In our case, supporting audio sharing, the most elementary aspect of network performance, meant equipping each location with tools that musicians do not require under normal circumstances. With the addition of a Microsoft Kinect, we were able capitalize on the computing power necessary to make distributed performance a possibility, in a bid to present the network as a unique and appealing medium in its own right to the less technologically inclined musicians. In the end, our goal of augmenting an existing activity in a manner that utilizes existing, well-understood embodied interactions helped the musicians perceive distributed performance as a activity in which they would likely partake again, as expressed by members of the three-piece ensemble at the end of our long-term collaboration.

5 Conclusions

The on-going trend in the “same time/different place” category of Computer-Supported Cooperative Work has been to support, as best as possible, practices that might engender the feeling of co-presence (e.g., telepresence systems). In other words, the goal of such systems is to mimic co-present collaborative environments, in large part through support of the non-verbal cues and gestures that are often poorly conveyed between remote participants. We argue, however, that the goal of distributed systems should not simply stop at mirroring their co-present counterparts. Instead, such systems can leverage their underlying technology towards augmenting, and in turn, perhaps even improving, existing activities.

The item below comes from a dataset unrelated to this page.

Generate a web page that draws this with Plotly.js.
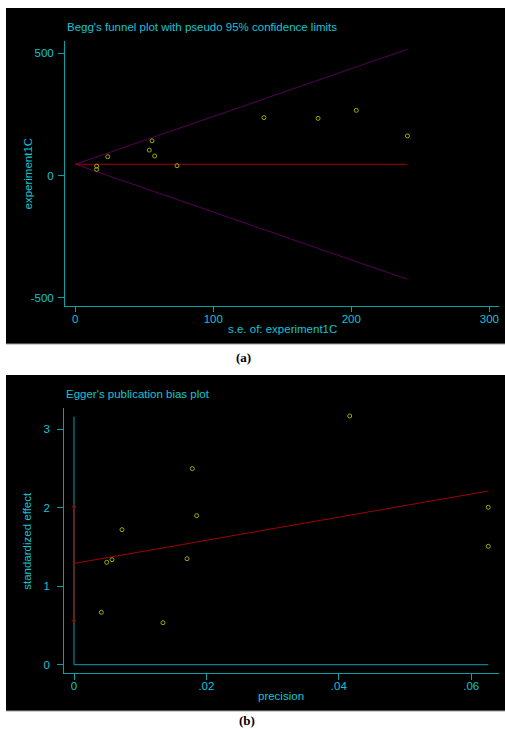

Through our experience with EmbodiNet, we tested this philosophy within the context of distributed performance, a domain we view as a unique extension of the “same time/different place” category of CSCW systems. EmbodiNet augments distributed performance by capitalizing on embodied interpersonal interactions among remote musicians. Through the use of five unique features, Dynamic Volume, Dynamic Reverb, Track Panning, Mix Control and Musician Spatialization, musicians are able to seamlessly create and alter individualized mixes mid-performance, simply by moving around their space. Furthermore, by responding to changes in position and orientation, our performance environment allows musicians to utilize its features without having to detach themselves from the primary task of music-making.

The latest implementation of EmbodiNet was the result of a long-term collaboration and experiment with a three-piece band. Questionnaires collected throughout the collaboration proved that our system helped enhance the musicians’ sense of enjoyment and self-expression. Position and orientation data indicated that the musicians took advantage of EmbodiNet’s features, leading to an increased sense of interplay and spontaneity in spite of their remoteness. Furthermore, qualitative analysis of our discussions with the band members has shown that they found EmbodiNet to be practical, and that they would likely use it again in the future. By augmenting distributed performance, EmbodiNet, helped present such a domain as different from its co-present counterpart, yet appealing in its own right. As a result, we believe that the design of CSCW systems may benefit from a similar examination of how the collaborative activities they support could come to offer advantages that cannot be offered in traditional co-located contexts.